On 02/19/2015 12:25 PM, Ramana Radhakrishnan wrote:
On Thu, Feb 19, 2015 at 9:17 AM, Marat Zakirov <m.zaki...@samsung.com> wrote:
Hi all!
During my investigation I found that GCC does not performs load/store
widening (https://gcc.gnu.org/bugzilla/show_bug.cgi?id=65088). Could you
please answer is it so? And is there any plans to make it? I also would like
to know is there any need to make load/store widening exclusively in ASan
phase just for reducing number of ASAN_CHECKS?
Example from the bug:
$ cat t2.c
int a[2];
int b[2];
int main ()
{
b[0] = a[0];
b[1] = a[1];
return 0;
}
The answer is it depends. GCC can have SLP spot this in a generic form
across ports as in the example below.
AArch64 :
main:
adrp x0, a // 5 *movdi_aarch64/11 [length = 4]
add x0, x0, :lo12:a // 6 add_losym_di [length = 4]
adrp x1, b // 8 *movdi_aarch64/11 [length = 4]
add x1, x1, :lo12:b // 9 add_losym_di [length = 4]
ldr d0, [x0] // 7 *aarch64_simd_movv2si/1 [length = 4]
mov w0, 0 // 15 *movsi_aarch64/4 [length = 4]
str d0, [x1] // 10 *aarch64_simd_movv2si/2 [length = 4]

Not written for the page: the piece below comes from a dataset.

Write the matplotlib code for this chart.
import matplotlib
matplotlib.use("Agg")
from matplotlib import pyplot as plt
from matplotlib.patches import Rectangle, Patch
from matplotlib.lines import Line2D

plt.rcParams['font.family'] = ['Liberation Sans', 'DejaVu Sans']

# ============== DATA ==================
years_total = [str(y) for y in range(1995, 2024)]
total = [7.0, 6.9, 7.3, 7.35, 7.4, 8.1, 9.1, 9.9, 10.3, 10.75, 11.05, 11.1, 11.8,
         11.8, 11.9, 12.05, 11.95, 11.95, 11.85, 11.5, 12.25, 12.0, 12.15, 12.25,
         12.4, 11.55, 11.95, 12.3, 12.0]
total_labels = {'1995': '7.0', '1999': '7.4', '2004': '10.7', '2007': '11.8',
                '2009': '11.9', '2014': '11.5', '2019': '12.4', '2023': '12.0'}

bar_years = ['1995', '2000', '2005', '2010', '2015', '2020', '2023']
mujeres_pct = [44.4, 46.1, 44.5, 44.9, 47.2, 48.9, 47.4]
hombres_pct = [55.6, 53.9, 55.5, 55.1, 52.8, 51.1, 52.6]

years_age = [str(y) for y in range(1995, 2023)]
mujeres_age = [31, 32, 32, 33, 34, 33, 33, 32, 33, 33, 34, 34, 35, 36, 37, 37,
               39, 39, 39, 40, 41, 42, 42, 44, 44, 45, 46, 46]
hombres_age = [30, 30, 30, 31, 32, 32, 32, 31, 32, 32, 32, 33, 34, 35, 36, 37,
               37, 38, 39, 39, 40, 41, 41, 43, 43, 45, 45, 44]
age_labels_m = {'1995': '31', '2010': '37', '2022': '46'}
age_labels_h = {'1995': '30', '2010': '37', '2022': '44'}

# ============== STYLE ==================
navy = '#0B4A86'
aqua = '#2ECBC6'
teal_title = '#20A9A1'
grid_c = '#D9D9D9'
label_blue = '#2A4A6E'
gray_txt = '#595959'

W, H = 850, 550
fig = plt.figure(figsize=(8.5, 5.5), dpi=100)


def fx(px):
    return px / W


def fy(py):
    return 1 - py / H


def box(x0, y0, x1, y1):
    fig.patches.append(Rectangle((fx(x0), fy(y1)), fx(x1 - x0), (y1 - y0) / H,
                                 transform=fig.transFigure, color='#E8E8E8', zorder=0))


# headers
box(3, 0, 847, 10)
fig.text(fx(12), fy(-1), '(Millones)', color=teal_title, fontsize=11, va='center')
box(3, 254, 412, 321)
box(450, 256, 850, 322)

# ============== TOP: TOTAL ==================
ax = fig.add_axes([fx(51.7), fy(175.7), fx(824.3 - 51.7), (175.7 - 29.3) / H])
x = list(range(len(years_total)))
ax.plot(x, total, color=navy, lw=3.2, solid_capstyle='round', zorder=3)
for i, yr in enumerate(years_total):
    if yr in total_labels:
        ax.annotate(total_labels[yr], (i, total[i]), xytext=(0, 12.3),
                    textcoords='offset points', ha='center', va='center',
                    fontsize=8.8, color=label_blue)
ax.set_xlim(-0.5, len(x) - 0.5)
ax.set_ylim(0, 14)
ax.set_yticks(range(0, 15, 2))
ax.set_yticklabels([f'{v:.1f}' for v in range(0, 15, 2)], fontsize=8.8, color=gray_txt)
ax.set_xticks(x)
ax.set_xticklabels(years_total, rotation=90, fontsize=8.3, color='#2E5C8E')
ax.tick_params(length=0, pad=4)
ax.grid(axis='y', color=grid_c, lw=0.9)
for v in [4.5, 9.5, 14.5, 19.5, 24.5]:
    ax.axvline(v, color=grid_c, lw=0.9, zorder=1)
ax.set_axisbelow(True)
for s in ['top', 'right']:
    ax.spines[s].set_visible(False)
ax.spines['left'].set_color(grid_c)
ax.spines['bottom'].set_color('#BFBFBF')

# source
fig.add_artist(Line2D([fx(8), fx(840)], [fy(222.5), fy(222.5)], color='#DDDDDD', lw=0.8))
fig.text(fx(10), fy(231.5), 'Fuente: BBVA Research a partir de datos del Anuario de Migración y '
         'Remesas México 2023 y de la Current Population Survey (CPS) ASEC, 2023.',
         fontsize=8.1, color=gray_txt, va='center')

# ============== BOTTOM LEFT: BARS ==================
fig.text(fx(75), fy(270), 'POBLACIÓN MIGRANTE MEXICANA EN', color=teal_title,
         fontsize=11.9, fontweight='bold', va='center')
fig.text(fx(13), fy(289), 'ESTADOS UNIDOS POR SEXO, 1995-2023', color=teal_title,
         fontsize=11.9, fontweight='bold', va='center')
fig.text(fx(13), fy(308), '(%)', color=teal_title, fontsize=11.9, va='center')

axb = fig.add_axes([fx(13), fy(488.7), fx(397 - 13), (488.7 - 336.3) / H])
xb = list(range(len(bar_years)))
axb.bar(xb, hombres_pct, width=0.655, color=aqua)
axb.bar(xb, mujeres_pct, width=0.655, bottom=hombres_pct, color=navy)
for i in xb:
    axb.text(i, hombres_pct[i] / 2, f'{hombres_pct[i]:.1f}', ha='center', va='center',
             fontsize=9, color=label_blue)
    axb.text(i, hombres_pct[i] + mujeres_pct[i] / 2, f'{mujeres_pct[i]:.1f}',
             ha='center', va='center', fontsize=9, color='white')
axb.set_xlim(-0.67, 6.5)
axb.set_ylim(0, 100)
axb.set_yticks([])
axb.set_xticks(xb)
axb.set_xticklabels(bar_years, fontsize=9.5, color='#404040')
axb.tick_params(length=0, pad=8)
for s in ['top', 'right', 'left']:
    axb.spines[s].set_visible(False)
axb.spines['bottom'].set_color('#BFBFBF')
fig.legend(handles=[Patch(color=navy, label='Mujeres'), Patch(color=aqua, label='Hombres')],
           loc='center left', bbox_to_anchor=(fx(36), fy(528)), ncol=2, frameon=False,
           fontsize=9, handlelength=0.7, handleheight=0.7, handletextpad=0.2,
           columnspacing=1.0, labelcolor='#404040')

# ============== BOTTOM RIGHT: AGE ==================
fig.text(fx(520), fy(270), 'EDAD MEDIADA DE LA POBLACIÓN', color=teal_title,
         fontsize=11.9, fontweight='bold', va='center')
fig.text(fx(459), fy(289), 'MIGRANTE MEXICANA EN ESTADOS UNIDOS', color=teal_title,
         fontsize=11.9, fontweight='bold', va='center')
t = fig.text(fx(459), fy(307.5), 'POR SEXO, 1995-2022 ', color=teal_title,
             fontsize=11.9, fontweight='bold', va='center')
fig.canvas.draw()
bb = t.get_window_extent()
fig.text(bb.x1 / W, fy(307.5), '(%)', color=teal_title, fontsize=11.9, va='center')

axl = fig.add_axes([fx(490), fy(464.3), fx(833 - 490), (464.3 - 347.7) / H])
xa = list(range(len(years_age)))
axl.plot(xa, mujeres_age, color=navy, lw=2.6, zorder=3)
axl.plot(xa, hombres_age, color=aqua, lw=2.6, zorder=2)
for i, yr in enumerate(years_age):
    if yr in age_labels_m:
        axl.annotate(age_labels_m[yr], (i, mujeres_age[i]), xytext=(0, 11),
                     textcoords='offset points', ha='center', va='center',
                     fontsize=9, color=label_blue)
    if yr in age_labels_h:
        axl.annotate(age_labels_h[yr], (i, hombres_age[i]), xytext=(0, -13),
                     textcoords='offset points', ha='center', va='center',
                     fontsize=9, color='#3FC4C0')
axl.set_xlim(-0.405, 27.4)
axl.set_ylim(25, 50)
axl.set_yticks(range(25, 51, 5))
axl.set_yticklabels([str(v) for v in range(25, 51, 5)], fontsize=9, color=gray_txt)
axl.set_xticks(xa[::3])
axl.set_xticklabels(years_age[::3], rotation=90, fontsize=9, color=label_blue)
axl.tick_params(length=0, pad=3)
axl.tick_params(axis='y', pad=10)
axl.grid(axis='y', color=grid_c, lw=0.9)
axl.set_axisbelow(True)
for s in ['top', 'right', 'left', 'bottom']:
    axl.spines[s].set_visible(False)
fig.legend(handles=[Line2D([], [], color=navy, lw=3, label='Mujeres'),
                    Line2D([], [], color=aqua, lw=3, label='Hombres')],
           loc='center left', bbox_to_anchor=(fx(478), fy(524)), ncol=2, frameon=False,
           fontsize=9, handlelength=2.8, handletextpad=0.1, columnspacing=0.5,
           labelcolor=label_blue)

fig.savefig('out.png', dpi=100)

ret // 40 simple_return [length = 4]
Or AArch32 without neon, the standard ldm peepholes / ldrd peepholes spot this.
main:
@ args = 0, pretend = 0, frame = 0
@ frame_needed = 0, uses_anonymous_args = 0
@ link register save eliminated.
movw r2, #:lower16:a
movw r3, #:lower16:b
movt r2, #:upper16:a
movt r3, #:upper16:b
ldmia r2, {r1, r2}
mov r0, #0
stmia r3, {r1, r2}
bx lr
It will be interesting to see if the number of checks can be reduced
but I suspect you'll hit quite a few phase ordering issues and you'll
have quite a few variances between ports to make this work sensibly.
regards
Ramana
$ gcc t2.c -O3 -S
$ cat t2.s
...
main:
.LFB0:
.cfi_startproc
movl a(%rip), %eax
movl %eax, b(%rip)
movl a+4(%rip), %eax
movl %eax, b+4(%rip)
xorl %eax, %eax
ret
.cfi_endproc
I will be very appreciate for your answers and thoughts.
--Marat
Thank you very much Ramana.
I also would like x86 maintainers to explain why x86 GCC didn't handle
given example?
--Marat